Due to the Tax Cuts and Jobs Act, there are few itemizable deductions that are still available, but the deduction for charitable contributions is still in effect and it can raise up to the limit of 60% of your adjusted gross income.

If you anticipate being able to itemize deductions for 2019, be sure to make your contributions before midnight on Dec. 31, and get a receipt, whether you’re donating cash or property.

Another itemized deduction to take into consideration is the interest you pay on your mortgages of up to $750,000 in principal. This can mean a mortgage on your primary residence or a second home, or it could mean home equity debt if it was incurred to substantially improve your home.

The deduction is for mortgage interest that you paid during the 2019 calendar year. Therefore if you receive the bill for your January mortgage payment and pay it before the end of the year, you could potentially have 13 months’ worth of mortgage interest to deduct.

For the 2019 tax year, you can deduct qualifying medical expenses that exceed 10% of your adjusted gross income. If you are close to or above the threshold where you can deduct medical expenses, it’s worth checking if you have any outstanding co-pays, prescriptions, or other medical expenses you can pay before Jan. 1.

Contributing the maximum allowed to an employer sponsored defined contribution plan, such as a 401(k) or 403(b), is one of the most effective ways to reduce taxable income.

In 2019, you can contribute up to $19,000 to a 401(k) or 403(b) in the form of salary deferrals. And if you are 50 or older in 2019, you can make an additional $6,000 catch-up contribution, for a total maximum contribution of $25,000.

If you participate in an employer-sponsored retirement plan, you may be able to designate some or all of your contributions as Roth contributions. While Roth contributions are made on an after-tax basis, and don’t reduce your current MAGI, qualified distributions will be tax-free. Roth contributions may be especially beneficial for higher-income earners, who are ineligible to contribute to a Roth IRA.
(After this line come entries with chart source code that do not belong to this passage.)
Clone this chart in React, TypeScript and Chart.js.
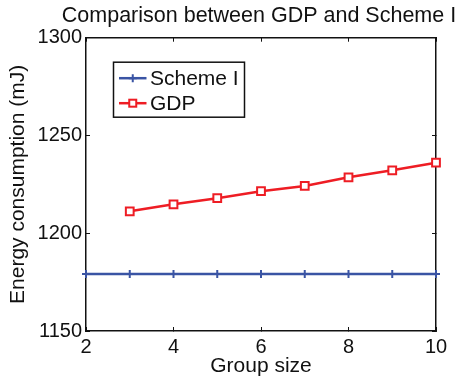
import React, { useEffect, useRef } from 'react';
import { Chart, registerables } from 'chart.js';

Chart.register(...registerables);

const FONT = "'Liberation Sans', Arial, Helvetica, sans-serif";

const titleText = 'Comparison between GDP and Scheme I';
const xTitle = 'Group size';
const yTitle = 'Energy consumption (mJ)';

const schemeSizes = [2, 3, 4, 5, 6, 7, 8, 9, 10];
const schemeValues = [1179.2, 1179.2, 1179.2, 1179.2, 1179.2, 1179.2, 1179.2, 1179.2, 1179.2];
const gdpSizes = [3, 4, 5, 6, 7, 8, 9, 10];
const gdpValues = [1211.2, 1214.8, 1217.9, 1221.5, 1224.2, 1228.6, 1232.2, 1236.1];

const xMin = 2;
const xMax = 10;
const xStep = 2;
const yMin = 1150;
const yMax = 1300;
const yStep = 50;

const BLUE = '#3A54A4';
const RED = '#EE1D24';

const titlePlugin = {
  id: 'centeredTitle',
  afterDraw(chart: any) {
    const { ctx, chartArea } = chart;
    ctx.save();
    ctx.fillStyle = '#111';
    ctx.font = `21.5px ${FONT}`;
    ctx.textAlign = 'center';
    ctx.textBaseline = 'alphabetic';
    ctx.fillText(titleText, (chartArea.left + chartArea.right) / 2 - 2, chartArea.top - 15.5);
    ctx.restore();
  },
};

const legendPlugin = {
  id: 'matlabLegend',
  afterDraw(chart: any) {
    const { ctx, chartArea } = chart;
    const left = chartArea.left + 27.5;
    const top = chartArea.top + 24.5;
    const w = 131;
    const h = 55;
    ctx.save();
    ctx.fillStyle = '#ffffff';
    ctx.fillRect(left, top, w, h);
    ctx.strokeStyle = '#111';
    ctx.lineWidth = 1.5;
    ctx.strokeRect(left, top, w, h);
    chart.data.datasets.forEach((ds: any, i: number) => {
      const cy = top + 16 + i * 25;
      const x1 = left + 5.5;
      const x2 = left + 33;
      const cx = (x1 + x2) / 2;
      ctx.strokeStyle = ds.borderColor;
      ctx.lineWidth = 2.5;
      ctx.beginPath();
      ctx.moveTo(x1, cy);
      ctx.lineTo(x2, cy);
      ctx.stroke();
      ctx.lineWidth = 2;
      if (ds.pointStyle === 'cross') {
        ctx.beginPath();
        ctx.moveTo(cx, cy - 4);
        ctx.lineTo(cx, cy + 4);
        ctx.moveTo(cx - 4, cy);
        ctx.lineTo(cx + 4, cy);
        ctx.stroke();
      } else {
        ctx.fillStyle = '#fff';
        ctx.fillRect(cx - 3.5, cy - 3.5, 7, 7);
        ctx.strokeRect(cx - 3.5, cy - 3.5, 7, 7);
      }
      ctx.fillStyle = '#111';
      ctx.font = `21px ${FONT}`;
      ctx.textAlign = 'left';
      ctx.textBaseline = 'middle';
      ctx.fillText(ds.label, left + 36.5, cy + 1);
    });
    ctx.restore();
  },
};

export default function App() {
  const canvasRef = useRef<HTMLCanvasElement | null>(null);

  useEffect(() => {
    document.body.style.margin = '0';
    const canvas = canvasRef.current;
    if (!canvas) return;

    const tickFont = { family: FONT, size: 20 };
    const titleFont = { family: FONT, size: 21 };
    const plain = (v: any) => String(v);

    const chart = new Chart(canvas, {
      type: 'line',
      data: {
        datasets: [
          {
            label: 'Scheme I',
            data: schemeSizes.map((x, i) => ({ x, y: schemeValues[i] })),
            borderColor: BLUE,
            backgroundColor: BLUE,
            borderWidth: 2.5,
            pointStyle: 'cross',
            pointRadius: 4,
            pointBorderWidth: 2,
            pointBorderColor: BLUE,
            clip: false,
            tension: 0,
          },
          {
            label: 'GDP',
            data: gdpSizes.map((x, i) => ({ x, y: gdpValues[i] })),
            borderColor: RED,
            backgroundColor: '#ffffff',
            borderWidth: 2.5,
            pointStyle: 'rect',
            pointRadius: 5.5,
            pointBorderWidth: 2,
            pointBorderColor: RED,
            pointBackgroundColor: '#ffffff',
            clip: false,
            tension: 0,
          },
        ],
      },
      options: {
        responsive: false,
        animation: false,
        devicePixelRatio: 1,
        events: [],
        layout: { padding: { top: 37.7, right: 21, bottom: 0, left: 0 } },
        plugins: {
          legend: { display: false },
          tooltip: { enabled: false },
          title: { display: false },
        },
        scales: {
          x: {
            type: 'linear',
            position: 'bottom',
            min: xMin,
            max: xMax,
            ticks: { stepSize: xStep, font: tickFont, color: '#111', padding: 8, maxRotation: 0, callback: plain },
            grid: { drawOnChartArea: false, tickLength: -4, color: '#111', lineWidth: 1 },
            border: { display: true, color: '#111', width: 1.5 },
            title: { display: true, text: xTitle, font: titleFont, color: '#111', padding: { top: 0, bottom: 2 } },
            afterFit: (scale: any) => {
              scale.height = 50;
            },
          },
          x2: {
            type: 'linear',
            position: 'top',
            min: xMin,
            max: xMax,
            ticks: { display: false, stepSize: xStep },
            grid: { drawOnChartArea: false, tickLength: -4, color: '#111', lineWidth: 1 },
            border: { display: true, color: '#111', width: 1.5 },
            afterFit: (scale: any) => {
              scale.height = 0;
            },
          },
          y: {
            type: 'linear',
            position: 'left',
            min: yMin,
            max: yMax,
            ticks: { stepSize: yStep, font: tickFont, color: '#111', padding: 8, callback: plain },
            grid: { drawOnChartArea: false, tickLength: -4, color: '#111', lineWidth: 1 },
            border: { display: true, color: '#111', width: 1.5 },
            title: { display: true, text: yTitle, font: titleFont, color: '#111', padding: { top: 6, bottom: 0 } },
            afterFit: (scale: any) => {
              scale.width = 86;
            },
          },
          y2: {
            type: 'linear',
            position: 'right',
            min: yMin,
            max: yMax,
            ticks: { display: false, stepSize: yStep },
            grid: { drawOnChartArea: false, tickLength: -4, color: '#111', lineWidth: 1 },
            border: { display: true, color: '#111', width: 1.5 },
            afterFit: (scale: any) => {
              scale.width = 0;
            },
          },
        },
      },
      plugins: [titlePlugin, legendPlugin],
    } as any);

    return () => {
      chart.destroy();
    };
  }, []);

  return (
    <div style={{ position: 'absolute', left: 0, top: 0, width: 457, height: 381, background: '#fff' }}>
      <canvas ref={canvasRef} width={457} height={381} style={{ width: 457, height: 381, display: 'block' }} />
    </div>
  );
}
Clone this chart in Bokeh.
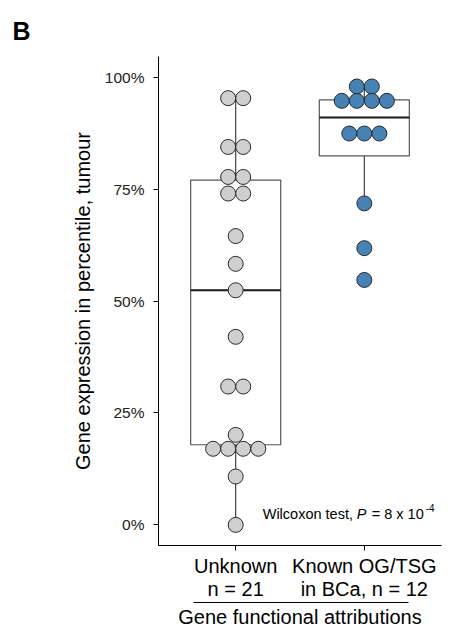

If you’re qualified for an HSA in 2019 (meaning you have a health insurance plan with a deductible of at least $1,350 for singles), you can contribute as much as $3,500, or $7,000 if you have family coverage. Once you turn 65, you’ll be able to withdraw money from your HSA penalty-free for any reason.



If you contributed to a flexible spending account, you need to use up your balance as these accounts have "use it or lose it" provisions in which money reverts back to the employer if not spent. While some companies provide a grace period for purchases made in the new year, others end reimbursements at the close of the calendar year.

If you want to take advantage of the estate and gift tax exemption changes which affect donors of gifts made after 2017 and the estates of decedents dying after 2025, be reminded that the annual gift tax exclusion amount for 2019 is of $15,000, meaning that you can give as much as $15,000 per person completely tax-free for 2019, even the double of this amount if your spouse makes a gift also.

Contributions to 529 college savings plans
are not tax deductible on the federal level. However, they have some good tax benefits over the long run, such as tax- deferred investments and tax-free withdrawals to cover qualified educational expenses.

Depending on what state you live in, you may also be able to deduct your 529 contributions on your state tax return. 529 plans generally have very high contribution limits, so setting some money aside for your kids’ education could be a smart year-end tax move for you.

Do not forget that tax planning can help you change your tax liability. There is little time left for this year tax planning, but plenty for next year and beyond.



Good tax planning implies the systematic analysis of differing tax options aimed at the minimization of tax liability in current and future tax periods. Whether to file jointly or separately, the timing of a sale of an asset, ascertaining over how many years to withdraw retirement funds, when to receive income, when to pay expenditures, the timing and amounts of gifts to be made, and estate planning are examples of tax planning.

Of course, a good tax expert is your best option both for tax preparation and tax planning.